La promotion des droits de l’homme et du citoyen passe bien évidemment par le refus du racisme et de l’antisémitisme. Vous le savez, ce combat est toujours nécessaire, l’actualité nous rappelle régulièrement que ces opinions sont toujours vivantes, même si elles sont heureusement minoritaires.

Mais aujourd’hui, il y a un mot que nous fêtons ensemble depuis 1789 : la République. Ce terme ne date pas de la Révolution, puisque la République romaine date de 500 ans avant notre ère. Mais c’est aujourd’hui la forme d’état la plus répandue dans le monde : 136 pays sur les 193 membres de l’Onu sont des républiques.

Notre commune, comme l’ensemble des collectivités locales françaises, s’efforce de mettre en œuvre chaque jour les principes de l’égalité républicaine : tous les citoyens sont égaux devant la loi.

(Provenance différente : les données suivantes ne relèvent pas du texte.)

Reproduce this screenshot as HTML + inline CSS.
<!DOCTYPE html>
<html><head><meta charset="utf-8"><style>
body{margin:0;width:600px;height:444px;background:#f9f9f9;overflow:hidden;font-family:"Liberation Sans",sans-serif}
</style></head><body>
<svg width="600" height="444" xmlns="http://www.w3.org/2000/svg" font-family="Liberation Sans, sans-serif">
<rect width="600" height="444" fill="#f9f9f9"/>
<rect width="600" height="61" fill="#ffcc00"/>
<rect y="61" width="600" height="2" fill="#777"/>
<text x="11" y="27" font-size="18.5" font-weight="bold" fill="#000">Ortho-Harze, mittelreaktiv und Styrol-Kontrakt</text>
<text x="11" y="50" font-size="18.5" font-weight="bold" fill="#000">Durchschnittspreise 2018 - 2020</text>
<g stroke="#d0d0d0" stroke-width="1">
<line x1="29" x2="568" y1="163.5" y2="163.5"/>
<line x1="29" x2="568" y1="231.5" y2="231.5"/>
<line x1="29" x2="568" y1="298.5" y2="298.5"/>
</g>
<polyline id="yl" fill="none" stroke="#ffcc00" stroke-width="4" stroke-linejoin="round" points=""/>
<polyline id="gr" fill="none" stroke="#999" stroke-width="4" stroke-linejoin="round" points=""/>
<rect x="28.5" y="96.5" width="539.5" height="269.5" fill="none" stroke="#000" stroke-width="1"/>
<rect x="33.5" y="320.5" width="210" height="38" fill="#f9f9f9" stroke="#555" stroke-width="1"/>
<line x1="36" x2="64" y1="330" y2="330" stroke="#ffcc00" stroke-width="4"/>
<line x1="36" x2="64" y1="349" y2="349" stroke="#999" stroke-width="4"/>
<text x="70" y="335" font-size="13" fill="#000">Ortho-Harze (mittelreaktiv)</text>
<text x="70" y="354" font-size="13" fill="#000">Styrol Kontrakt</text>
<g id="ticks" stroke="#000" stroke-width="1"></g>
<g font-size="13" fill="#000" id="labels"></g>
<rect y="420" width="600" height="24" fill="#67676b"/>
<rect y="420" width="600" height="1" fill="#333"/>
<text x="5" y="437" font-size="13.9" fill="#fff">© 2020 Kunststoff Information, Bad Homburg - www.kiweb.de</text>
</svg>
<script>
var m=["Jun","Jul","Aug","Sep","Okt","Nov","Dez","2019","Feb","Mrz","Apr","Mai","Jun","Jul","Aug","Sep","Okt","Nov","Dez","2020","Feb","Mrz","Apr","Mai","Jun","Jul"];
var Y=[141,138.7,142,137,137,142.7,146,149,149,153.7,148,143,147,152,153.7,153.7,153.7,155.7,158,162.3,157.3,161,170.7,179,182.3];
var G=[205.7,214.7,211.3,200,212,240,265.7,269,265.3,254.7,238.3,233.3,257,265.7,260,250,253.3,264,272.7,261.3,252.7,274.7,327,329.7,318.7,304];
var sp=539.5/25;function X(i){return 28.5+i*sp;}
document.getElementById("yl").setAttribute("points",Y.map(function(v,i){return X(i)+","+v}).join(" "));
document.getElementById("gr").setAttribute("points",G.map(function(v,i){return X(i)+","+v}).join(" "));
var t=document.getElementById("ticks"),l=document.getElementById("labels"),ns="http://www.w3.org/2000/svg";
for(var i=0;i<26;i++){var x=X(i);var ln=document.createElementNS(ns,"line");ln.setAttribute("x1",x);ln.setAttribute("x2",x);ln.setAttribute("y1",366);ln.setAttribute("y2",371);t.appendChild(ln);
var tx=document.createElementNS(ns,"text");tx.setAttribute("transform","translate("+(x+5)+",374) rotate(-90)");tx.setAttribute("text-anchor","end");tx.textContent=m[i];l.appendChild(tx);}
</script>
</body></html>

C’est ce que dit l’article 1 de notre constitution, celle de la Ve république, instituée le 4 octobre 1958 par le général de Gaulle, et écrite par Michel Debré, avec le concours de René Capitant, Guy Mollet, Pierre Pflimlin, Louis Jacquinot, Félix Houphouët-Boigny : « La France est une République indivisible, laïque, démocratique et sociale. Elle assure l’égalité devant la loi de tous les citoyens sans distinction d’origine, de race ou de religion. Elle respecte toutes les croyances. Son organisation est décentralisée. La loi favorise l’égal accès des femmes et des hommes aux mandats électoraux et fonctions électives, ainsi qu’aux responsabilités professionnelles et sociales. »

Nous sommes redevables des révolutionnaires de 89. En leur rendant hommage, nous contribuons à renforcer ce qui nous lie les uns aux autres et nous donne ce sentiment d’appartenir à une nation qui nous rassemble. Il nous reste pourtant beaucoup de travail à faire pour que cet article n°1 de notre Constitution soit réellement mis en pratique.

Notre république est perfectible, mais elle est aussi enviée, et dans bien des endroits dans le monde, on s’appuie sur notre histoire et ce principe de l’égalité républicaine pour avancer vers plus de démocratie, plus de liberté, plus d’égalité.